** Start of TASK INPUT **

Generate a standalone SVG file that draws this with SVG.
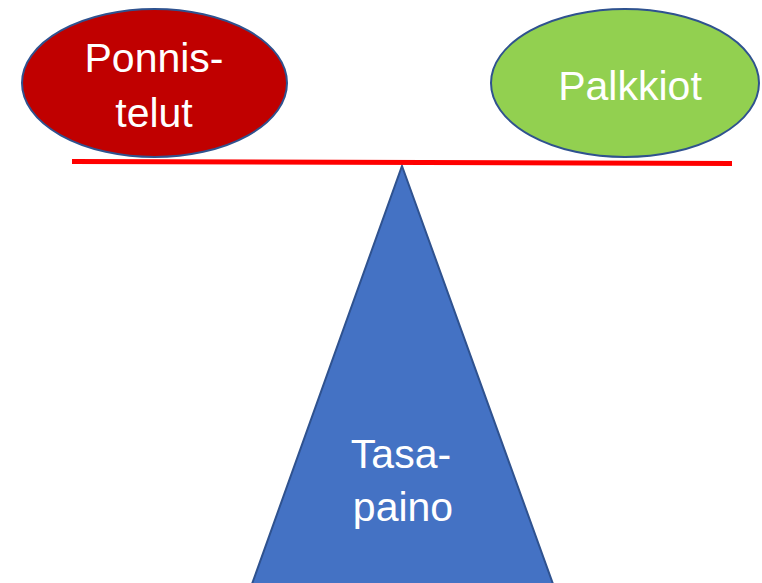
<svg xmlns="http://www.w3.org/2000/svg" width="762" height="583" viewBox="0 0 762 583">
<style>
.shape{stroke:#2F528F;stroke-width:2}
.lbl{font-family:"Liberation Sans",Arial,sans-serif;font-size:41px;fill:#ffffff;text-anchor:middle}
</style>
<rect width="762" height="583" fill="#ffffff"/>
<g id="tasapaino">
<polygon class="shape" points="402,166 553,584 252,584" fill="#4472C4"/>
<text class="lbl" x="401" y="468">Tasa-</text>
<text class="lbl" x="403" y="521">paino</text>
</g>
<g id="connectors">
<line x1="72" y1="161.5" x2="732" y2="163.5" stroke="#FF0000" stroke-width="5"/>
</g>
<g id="ponnistelut">
<ellipse class="shape" cx="154.5" cy="83" rx="132.5" ry="74" fill="#C00000"/>
<text class="lbl" x="154" y="72">Ponnis-</text>
<text class="lbl" x="154" y="127">telut</text>
</g>
<g id="palkkiot">
<ellipse class="shape" cx="625" cy="83" rx="134" ry="74" fill="#92D050"/>
<text class="lbl" x="630" y="100">Palkkiot</text>
</g>
</svg>
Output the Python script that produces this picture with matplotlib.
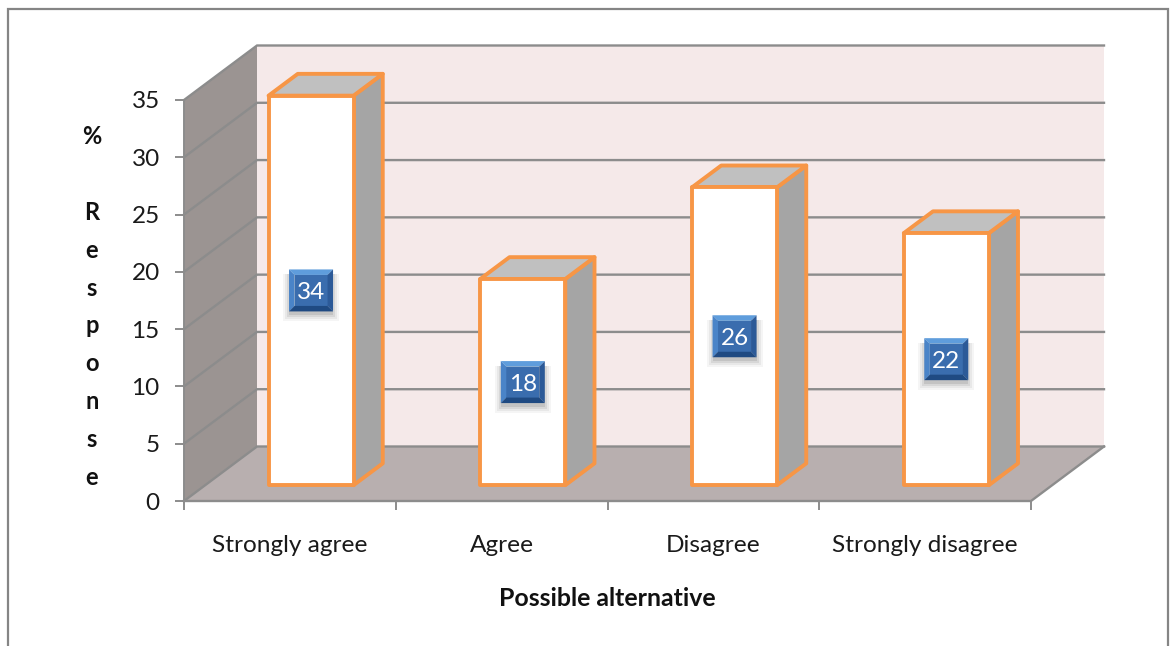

** End of TASK INPUT **

*WHAT THE TASK ASKS*.
Omit the pictures and output all of the other material exactly.

*EXERCISE OUTPUT*.
Generate a standalone SVG file that draws this with SVG.
<svg xmlns="http://www.w3.org/2000/svg" width="762" height="583" viewBox="0 0 762 583">
<style>
.shape{stroke:#2F528F;stroke-width:2}
.lbl{font-family:"Liberation Sans",Arial,sans-serif;font-size:41px;fill:#ffffff;text-anchor:middle}
</style>
<rect width="762" height="583" fill="#ffffff"/>
<g id="tasapaino">
<polygon class="shape" points="402,166 553,584 252,584" fill="#4472C4"/>
<text class="lbl" x="401" y="468">Tasa-</text>
<text class="lbl" x="403" y="521">paino</text>
</g>
<g id="connectors">
<line x1="72" y1="161.5" x2="732" y2="163.5" stroke="#FF0000" stroke-width="5"/>
</g>
<g id="ponnistelut">
<ellipse class="shape" cx="154.5" cy="83" rx="132.5" ry="74" fill="#C00000"/>
<text class="lbl" x="154" y="72">Ponnis-</text>
<text class="lbl" x="154" y="127">telut</text>
</g>
<g id="palkkiot">
<ellipse class="shape" cx="625" cy="83" rx="134" ry="74" fill="#92D050"/>
<text class="lbl" x="630" y="100">Palkkiot</text>
</g>
</svg>
Output the Python script that produces this picture with matplotlib.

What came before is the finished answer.